THE WOLFMAN - A BADASS MOVIE REVIEW




THE WOLFMAN – A BADASS MOVIE REVIEW

By: The Mad Hatter

THE WOLFMAN is a remake of the 1941 classic of the same name. It begins with an unseen monster ruthlessly kill a man in the woods. The man is Ben Talbot (Simon Merrells), and his death brings his brother Lawrence (Benicio del Toro) back home like the prodigal son. Lawrence needs to know how his brother died, especially after seeing the eccentric state of his father John (Anthony Hopkins) and the sorrow of his sister Gwen (Emily Blunt).

His search for the truth sends him to a gypsy camp. Moments before Lawrence can get answers, the camp is attacked (in pretty cool fashion, actually) by a primarily unseen beast. In an act of bravery, Lawrence saves a child and draws the beast, a werewolf, away. He is badly bitten on the neck but ultimately survives thanks to the gypsies. However before they bring him back to his father, they whisper among themselves about what they believe he will become.

Before long Lawrence is having nightmares. He’s also demanding Gwen leave for London, getting visited by a Scotland Yard inspector (Hugo Weaving), causing villagers to melt their silver spoons down into bullets, and getting an amazingly screwed up case of “father knows best,” all before the first full moon.

In case you didn't know, this movie was delayed like no tomorrow as the effects wizards tried to get the look of Wolfie just right. Well I don't know if they just threw in the towel or ran out of funding, but Fuzzy still doesn't look that hot. It's strange; nearly seventy years have gone by since Lon Chaney, and yet this wolfman doesn't look too much more believable. Hell, the werewolves in NEW MOON looked better than this creature who looks more like a hybrid of a gorilla and a sasquatch.

As if the effects weren't crummy enough, we get a cast who all must be feeling the credit crunch, since almost all of them do little more than look sad. They also look bewildered, constipated, or all of the above. Emily Blunt's accent changes with each scene which boggles the mind when one considers she's a Brit for starters. And then there's Anthony Hopkins doing his best Malcolm McDowell impression. I'm pretty darned sure this is his worst performance ever, and I'm the guy who saw INSTINCT. He's subscribed to the Walken School of Ignoring Punctuation, but unlike Saint Christopher, he can't pull it off.

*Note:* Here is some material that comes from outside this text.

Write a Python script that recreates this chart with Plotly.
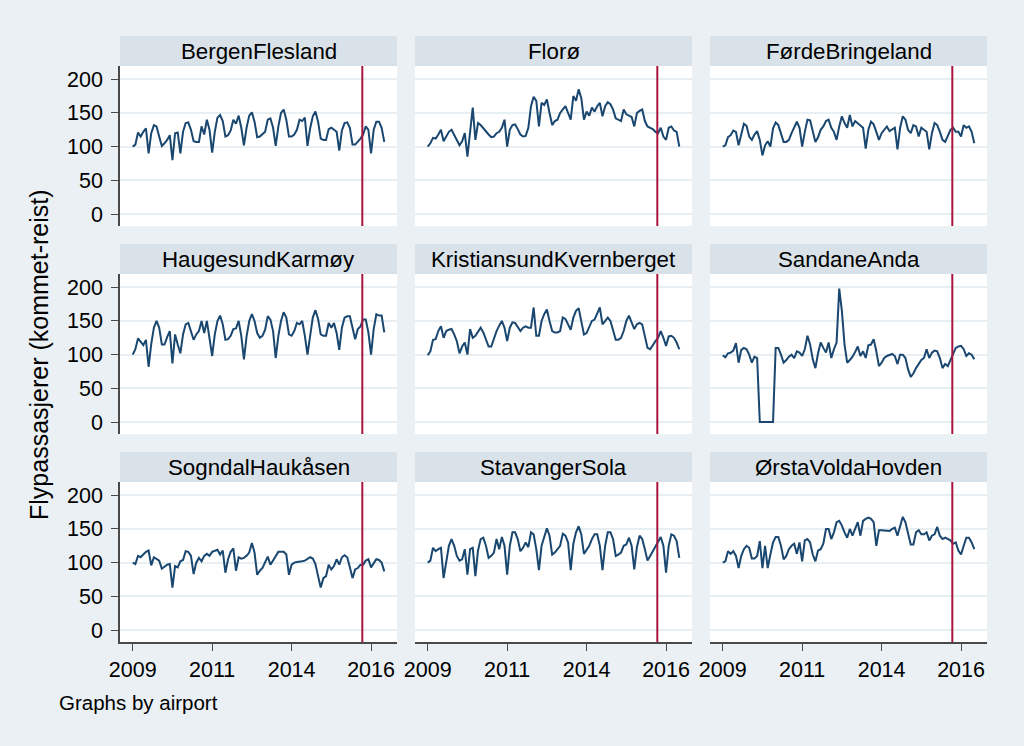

There's some pretty darned good talent at work in THE WOLFMAN, but I have to believe that the highest paid of all of them was composer Danny Elfman. The only reason I can think of for his textbook scary movie score to be played so freakin' loud all movie long is that it cost the filmmakers so much to get him to do it. This is actually a pity because THE WOLFMAN did have a few good scenes, and unfortunately, all the tension is removed from them by the furious strings coming from the score.

Perhaps the only good thing that could come of the silliness that is THE WOLFMAN is that Hollywood might take it as a cue that movies that scared our grandparents are "ooga-boogas" from a bygone era and just don't adapt very well. Argue amongst yourselves on the merit of Coppola's DRACULA and Branagh's FRANKENSTEIN, but for me this is the final nail. It gave me a laugh here and there, and did provide one especially good kill, but none of that was enough to change my opinion that this movie is nothing but an immense waste of time and money.